As far finding this in the constituent assembly records, we most certainly will not because the committee was a parliamentary committee of the ML.
Usmani died in 1951. Not enough time for him to give interviews that would leave artifacts. The artifacts we do have that are primary source are of those members that lived a long time after. Ofc, students of members that died, ie Usmani and Nadwi, also record this event. But that’s secondary source by definition. Given how pedagogy works in Islamic circles, the claim of his students is proof of his own claims.
My friend, you are entitled to your own opinions but not to your own facts. The sources you're referring to as primary sources are actually irrelevant secondary sources in this context, and even they don't explicitly support the deductions and assumptions you're making based on them.

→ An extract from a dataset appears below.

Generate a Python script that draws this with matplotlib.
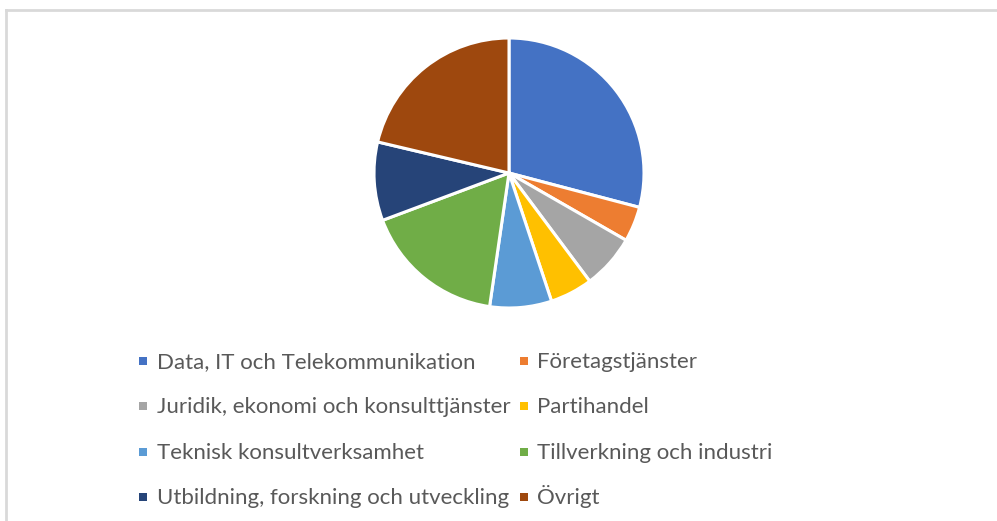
import matplotlib as mpl
mpl.use('Agg')
import matplotlib.pyplot as plt
from matplotlib.lines import Line2D
from matplotlib.patches import Rectangle

categories = [
    "Data, IT och Telekommunikation",
    "Företagstjänster",
    "Juridik, ekonomi och konsulttjänster",
    "Partihandel",
    "Teknisk konsultverksamhet",
    "Tillverkning och industri",
    "Utbildning, forskning och utveckling",
    "Övrigt",
]
shares = [29.1, 4.2, 6.5, 5.1, 7.4, 17.0, 9.4, 21.3]
colors = ["#4472C4", "#ED7D31", "#A5A5A5", "#FFC000",
          "#5B9BD5", "#70AD47", "#264478", "#9E480E"]

W, H = 997, 521
fig = plt.figure(figsize=(W / 100, H / 100), dpi=100)

# pie centre ~(509, 173) px, radius ~133 px (+ a bit for the white edge)
cx, cy, r = 509, 173, 135
ax = fig.add_axes([(cx - r) / W, (H - cy - r) / H, 2 * r / W, 2 * r / H])
ax.pie(shares, colors=colors, startangle=90, counterclock=False, radius=1,
       wedgeprops=dict(edgecolor="white", linewidth=2.2))
ax.set_xlim(-1, 1)
ax.set_ylim(-1, 1)
ax.set_aspect("equal")
ax.axis("off")

# outer frame (only top and left edges are visible in the crop)
fig.add_artist(Line2D([6 / W, 1], [1 - 10 / H, 1 - 10 / H], color="#D9D9D9", lw=2,
                      transform=fig.transFigure))
fig.add_artist(Line2D([6 / W, 6 / W], [0, 1 - 10 / H], color="#D9D9D9", lw=2,
                      transform=fig.transFigure))

# legend, two columns filled row by row, text on a common baseline
marker_x = [139, 520]
text_x = [157, 537]
row_step = 45.3
for i, (lab, col) in enumerate(zip(categories, colors)):
    row, c = divmod(i, 2)
    top = 357 + row * row_step
    fig.add_artist(Rectangle((marker_x[c] / W, 1 - (top + 8) / H), 8 / W, 8 / H,
                             facecolor=col, edgecolor="none", transform=fig.transFigure))
    fig.text(text_x[c] / W, 1 - (368 + row * row_step) / H, lab,
             family="Lato", fontsize=16, color="#595959", va="baseline", ha="left")

fig.savefig("out.png", dpi=100)
plt.close()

To sum it up, we concur on the following points:
1) The national archives do not contain any records of a government committee consisting of Mullahs being formed during Jinnah's lifetime to provide advice on constitution-making.
2) Jinnah himself never made any reference to such a committee.
3) Shabbir Usmani, who is purported to be the chairman of this fictional committee, has never asserted his involvement or leadership in any such committee.
4) There is no direct testimony available from anyone claiming to have been a member of such a committee.
5) We don't even have any secondary sources that explicitly confirm the establishment of such a committee by Jinnah, or give any details about the formation or constitution of this imaginary committee
May I ask what are we even trying to discuss here?